Kiakou, D., Adamopoulos, A., & Scherf, N. (2023). Graph-based disease prediction in neuroimaging: Investigating the impact of feature selection. In Advances in Experimental Medicine and Biology (AEMB) (pp. 223-230). Springer. doi:10.1007/978-3-031-31982-2_24.


Cite as: https://hdl.handle.net/21.11116/0000-000B-402C-C
Abstract
In biomedical machine learning, data often appear in the form of graphs. Biological systems such as protein interactions and ecological or brain networks are instances of applications that benefit from graph representations.
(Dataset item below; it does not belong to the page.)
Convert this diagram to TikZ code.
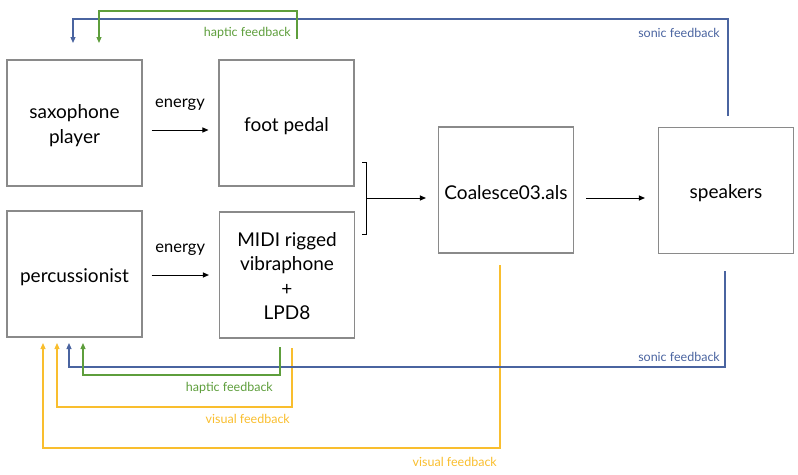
\documentclass[tikz,border=0pt]{standalone}
\usepackage{fontspec}
\setmainfont{Lato}
\usetikzlibrary{arrows.meta}
\definecolor{fbblue}{HTML}{4A64A0}
\definecolor{fbgreen}{HTML}{5E9E3C}
\definecolor{fbyellow}{HTML}{F9BE2E}
\definecolor{boxgray}{HTML}{8A8A8A}
\begin{document}
\begin{tikzpicture}[x=1pt,y=-1pt,
  blk/.style={draw=boxgray,line width=1.1pt,minimum width=135pt,minimum height=126pt,inner sep=0pt},
  btxt/.style={align=center,font=\fontsize{19}{25}\selectfont,inner sep=0pt,yshift=-3pt},
  flow/.style={-{Triangle[length=6pt,width=5pt]},line width=1pt,black},
  fb/.style={-{Triangle[length=6pt,width=5pt]},line width=1.1pt},
  lbl/.style={font=\fontsize{12.5}{14}\selectfont,inner sep=0pt},
  elbl/.style={font=\fontsize{16.5}{18}\selectfont,inner sep=0pt}]
\useasboundingbox (0,0) rectangle (798,474);
\node[blk,label={[btxt]center:{saxophone\\player}}] (sax) at (74.5,123) {};
\node[blk,label={[btxt]center:{foot pedal}}] (pedal) at (286.5,123) {};
\node[blk,label={[btxt]center:{percussionist}}] (perc) at (74.5,274) {};
\node[blk,label={[btxt,yshift=2pt,font=\fontsize{19}{24.5}\selectfont]center:{MIDI rigged\\vibraphone\\+\\LPD8}}] (midi) at (287,275) {};
\node[blk,label={[btxt]center:{Coalesce03.als}}] (coal) at (506,190) {};
\node[blk,label={[btxt]center:{speakers}}] (spk) at (726,190.5) {};
% energy arrows
\draw[flow] ([yshift=-7pt,xshift=9pt]sax.east) -- ([yshift=-7pt,xshift=-10pt]pedal.west) node[elbl,midway,above=19pt] {energy};
\draw[flow] ([yshift=-1pt,xshift=9pt]perc.east) -- ([xshift=-10pt]midi.west) node[elbl,midway,above=19pt] {energy};
% bracket
\coordinate (bt) at (366,162);
\coordinate (bb) at (366,234);
\coordinate (bm) at (366,198);
\draw[line width=1pt] ([xshift=-4pt]bt) -- (bt) -- (bb) -- ([xshift=-4pt]bb);
\draw[flow] (bm) -- ([xshift=-12pt]coal.west |- bm);
\draw[flow] ([xshift=12pt,yshift=-8pt]coal.east) -- ([xshift=-13pt,yshift=-7.5pt]spk.west);
% top feedback
\coordinate (s1) at (728,116);
\coordinate (s1e) at (73,43);
\draw[fb,fbblue] (s1) |- (73,19) -- (s1e);
\node[lbl,fbblue,anchor=east] (s1l) at (720,33) {sonic feedback};
\coordinate (h1) at (297,39);
\coordinate (h1e) at (99,43);
\draw[fb,fbgreen] (h1) |- (99,11) -- (h1e);
\node[lbl,fbgreen,anchor=east] (h1l) at (291,33) {haptic feedback};
% bottom feedback
\coordinate (v2) at (500,265);
\coordinate (v2e) at (43,343);
\draw[fb,fbyellow] (v2) |- (43,448) -- (v2e);
\node[lbl,fbyellow,anchor=east] (v2l) at (497,462) {visual feedback};
\coordinate (v1) at (292,348);
\coordinate (v1e) at (57,343);
\draw[fb,fbyellow] (v1) |- (57,407) -- (v1e);
\node[lbl,fbyellow,anchor=east] (v1l) at (290,419) {visual feedback};
\coordinate (s2) at (725,271);
\coordinate (s2e) at (69,343);
\draw[fb,fbblue] (s2) |- (69,367) -- (s2e);
\node[lbl,fbblue,anchor=east] (s2l) at (720,357) {sonic feedback};
\coordinate (h2) at (280,347);
\coordinate (h2e) at (83,343);
\draw[fb,fbgreen] (h2) |- (83,375) -- (h2e);
\node[lbl,fbgreen,anchor=east] (h2l) at (273,388) {haptic feedback};
\end{tikzpicture}
\end{document}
Geometric deep learning is an arising field of techniques that has extended deep neural networks to non-Euclidean domains such as graphs. In particular, graph convolutional neural networks have achieved advanced performance in semi-supervised learning in those domains. Over the last years, these methods have gained traction in neuroscience as they could be the key to a deeper understanding in clinical diagnosis at the systems or network level (for an individual brain but also for across a cohort of subjects). As a proof-of-principle, we study and validate a previous implementation of graph-based semi-supervised classification using a ridge classifier and graph convolutional neural networks. The models are trained on population graphs that integrate imaging and phenotypic information. Our analysis employs neuroimaging data of structural and functional connectivity for prediction of neurodevelopmental and neurodegenerative disorders. Here, we particularly study the effect of different strategies to reduce the dimensionality of the neuroimaging features on the graph nodes on the classification performance.